As industrious as entrepreneur as he is chef, Garcia has a built a business empire on consulting and Garcia Hospitality, which promises to “bring operational experience ranging from luxury hotels and fine-dining restaurants to fast-casual eateries and stadium concessions.” //chefraygarcia.com His eponymous line of spices, for example, is at Williams-Sonoma store.
Chef Garcia’s latest venture is teaming up with Tecate Beer for their large, which features a BBQ in the back.
The chef and his team and both restaurants have received national recognition and overwhelming hometown support as a part of the international level focus and praise that Los Angeles has recently earned. Most notably, he was recognized by Esquire magazine as Chef of the Year.
Garcia originally set out to become a lawyer. However, after graduating from UCLA with degrees in political science and business economics, then took a different turn in his career path by enrolling at the California School of Culinary Arts.
His first job was at the Peninsula Beverly Hills, a five-star and five-diamond hotel with a revered fine dining program. He would further his training with and seek mentorship from chefs like Douglas Keane of Cyrus. During this time, he became known for his restraint in technique and a deep respect for the integrity of his ingredients.
Young Chef Garcia’s skills earned him a six-year tenure at FIG Restaurant at the landmark Fairmont Miramar Hotel in Santa Monica. Chef Garcia was allowed to completely revamp the classic menu into one of small plates with an ethnic influence.
Garcia has been consistently recognized for philosophies on environmental stewardship, and commitment to responsible farming and food production. He was honored with StarChefs “Rising Star” Award for Sustainability in 2010.

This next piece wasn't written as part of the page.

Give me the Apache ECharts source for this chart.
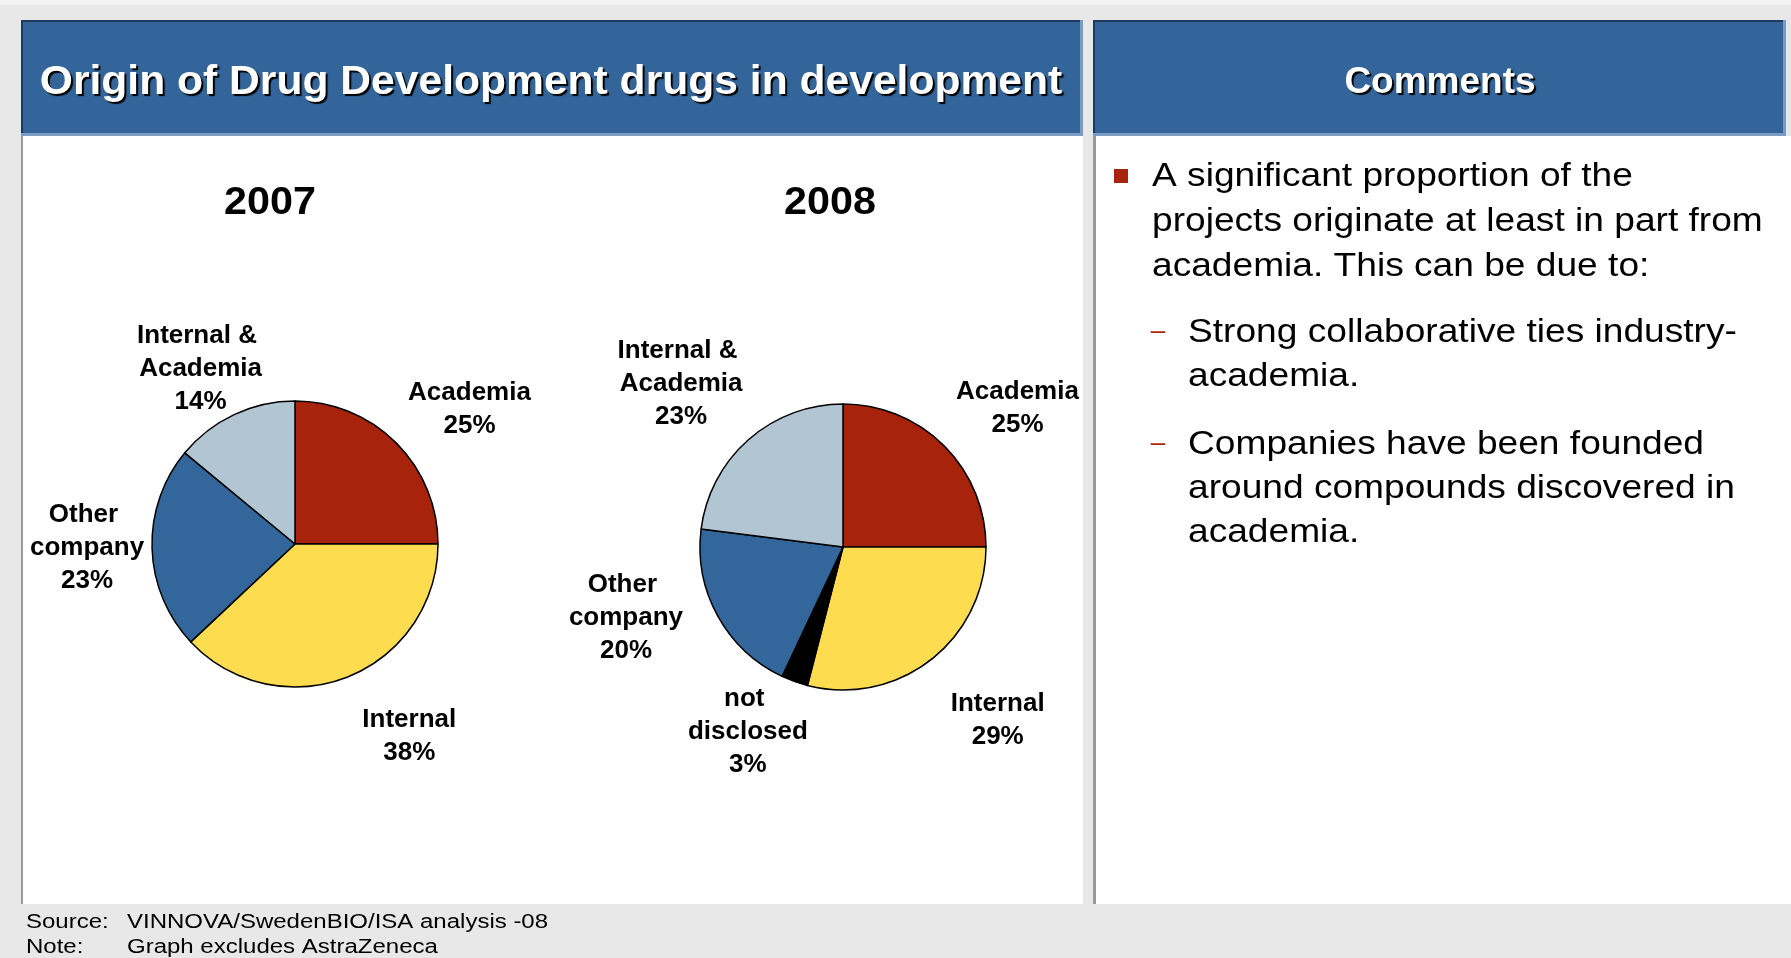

In 2014, Ray took home the title of “King of Porc” at Cochon 555, an event celebrating the heritage breed pig.
Influential Los Angeles Times writer, Jon Gold, described him as, “If you could design a perfect chef for Los Angeles, he might seem a lot like Ray Garcia, an Eastside guy who seems to spend almost as much time proselytizing for healthful eating in local schools as he does in the kitchen. Garcia’s menu manages to be satisfying to both the transgressive big-meat guys and the Gaia-conscious vegans; the carb-lovers and the gluten-free.”

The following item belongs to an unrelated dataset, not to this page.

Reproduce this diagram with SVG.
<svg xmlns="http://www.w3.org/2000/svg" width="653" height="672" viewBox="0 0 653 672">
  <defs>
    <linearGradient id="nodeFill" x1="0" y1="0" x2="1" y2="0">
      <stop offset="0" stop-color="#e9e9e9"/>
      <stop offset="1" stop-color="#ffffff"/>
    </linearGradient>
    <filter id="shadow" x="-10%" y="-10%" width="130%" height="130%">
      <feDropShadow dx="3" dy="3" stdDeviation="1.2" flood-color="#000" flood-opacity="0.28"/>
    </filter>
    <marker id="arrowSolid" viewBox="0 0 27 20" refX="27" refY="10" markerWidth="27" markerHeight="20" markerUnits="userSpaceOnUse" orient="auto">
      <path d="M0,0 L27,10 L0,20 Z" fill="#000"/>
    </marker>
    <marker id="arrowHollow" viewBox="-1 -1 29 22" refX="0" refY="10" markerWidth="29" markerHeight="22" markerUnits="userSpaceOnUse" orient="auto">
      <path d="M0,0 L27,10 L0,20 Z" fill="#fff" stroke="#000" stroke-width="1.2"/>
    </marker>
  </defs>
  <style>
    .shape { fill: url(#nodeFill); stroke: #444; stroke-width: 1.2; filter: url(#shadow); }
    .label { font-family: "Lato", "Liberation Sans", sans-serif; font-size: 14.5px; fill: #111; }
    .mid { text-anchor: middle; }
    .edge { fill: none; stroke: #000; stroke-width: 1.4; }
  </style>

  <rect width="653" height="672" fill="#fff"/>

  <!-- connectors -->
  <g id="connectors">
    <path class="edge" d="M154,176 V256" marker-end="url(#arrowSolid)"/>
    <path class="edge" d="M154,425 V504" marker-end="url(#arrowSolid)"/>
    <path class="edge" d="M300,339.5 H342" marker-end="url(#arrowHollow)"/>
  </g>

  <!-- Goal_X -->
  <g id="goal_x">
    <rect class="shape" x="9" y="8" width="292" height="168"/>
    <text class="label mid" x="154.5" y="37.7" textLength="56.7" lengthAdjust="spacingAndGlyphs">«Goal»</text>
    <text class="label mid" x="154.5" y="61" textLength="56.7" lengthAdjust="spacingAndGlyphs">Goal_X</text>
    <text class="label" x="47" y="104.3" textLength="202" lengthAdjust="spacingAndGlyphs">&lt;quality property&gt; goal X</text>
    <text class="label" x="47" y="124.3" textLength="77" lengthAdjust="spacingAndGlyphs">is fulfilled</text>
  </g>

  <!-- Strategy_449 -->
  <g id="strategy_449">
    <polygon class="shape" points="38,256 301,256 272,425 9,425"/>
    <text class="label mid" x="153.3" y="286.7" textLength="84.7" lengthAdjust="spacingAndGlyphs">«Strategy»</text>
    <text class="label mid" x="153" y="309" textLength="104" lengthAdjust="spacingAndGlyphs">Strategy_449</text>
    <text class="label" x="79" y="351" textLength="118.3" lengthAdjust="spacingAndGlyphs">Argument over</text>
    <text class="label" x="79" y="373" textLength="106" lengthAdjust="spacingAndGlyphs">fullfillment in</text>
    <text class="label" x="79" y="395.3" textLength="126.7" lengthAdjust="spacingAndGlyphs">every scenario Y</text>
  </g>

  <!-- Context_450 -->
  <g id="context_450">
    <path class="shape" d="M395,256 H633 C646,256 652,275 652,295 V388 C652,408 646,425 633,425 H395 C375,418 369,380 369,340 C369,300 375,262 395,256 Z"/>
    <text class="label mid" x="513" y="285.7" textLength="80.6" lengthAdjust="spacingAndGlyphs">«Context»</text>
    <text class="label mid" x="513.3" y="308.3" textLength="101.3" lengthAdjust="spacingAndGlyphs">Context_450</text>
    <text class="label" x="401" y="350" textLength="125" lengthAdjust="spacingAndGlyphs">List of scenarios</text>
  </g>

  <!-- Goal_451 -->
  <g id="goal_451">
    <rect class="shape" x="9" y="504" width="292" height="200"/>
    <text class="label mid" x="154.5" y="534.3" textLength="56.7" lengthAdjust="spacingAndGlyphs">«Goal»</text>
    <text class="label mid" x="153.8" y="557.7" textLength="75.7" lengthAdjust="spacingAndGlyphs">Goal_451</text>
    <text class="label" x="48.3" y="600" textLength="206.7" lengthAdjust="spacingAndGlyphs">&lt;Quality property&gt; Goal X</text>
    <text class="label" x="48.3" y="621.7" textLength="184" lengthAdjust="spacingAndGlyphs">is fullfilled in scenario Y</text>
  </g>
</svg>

Broken Spanish is Garcia’s flagship where he translates a robust menu, showcasing preparations rooted in long-established traditions refined with a modern sensibility. Since it opened in June of 2015, Broken Spanish has earned countless accolades and recognition as one of the best new restaurants of the year by Esquire, USA Today, LA Weekly, Los Angeles Times and Los Angeles Magazine.
The critical success of BS Taqueria, considered the little sister to Broken Spanish, underscores Garcia’s contribution to a burgeoning dining scene in Los Angeles.
The taqueria has given him the opportunity to elevate Mexican cuisine, reinforcing the idea that ethnic food should not be relegate to a particular price bracket. Garcia hopes to usher in a new understanding and appreciation for Mexican food with quality sourcing and precise cooking.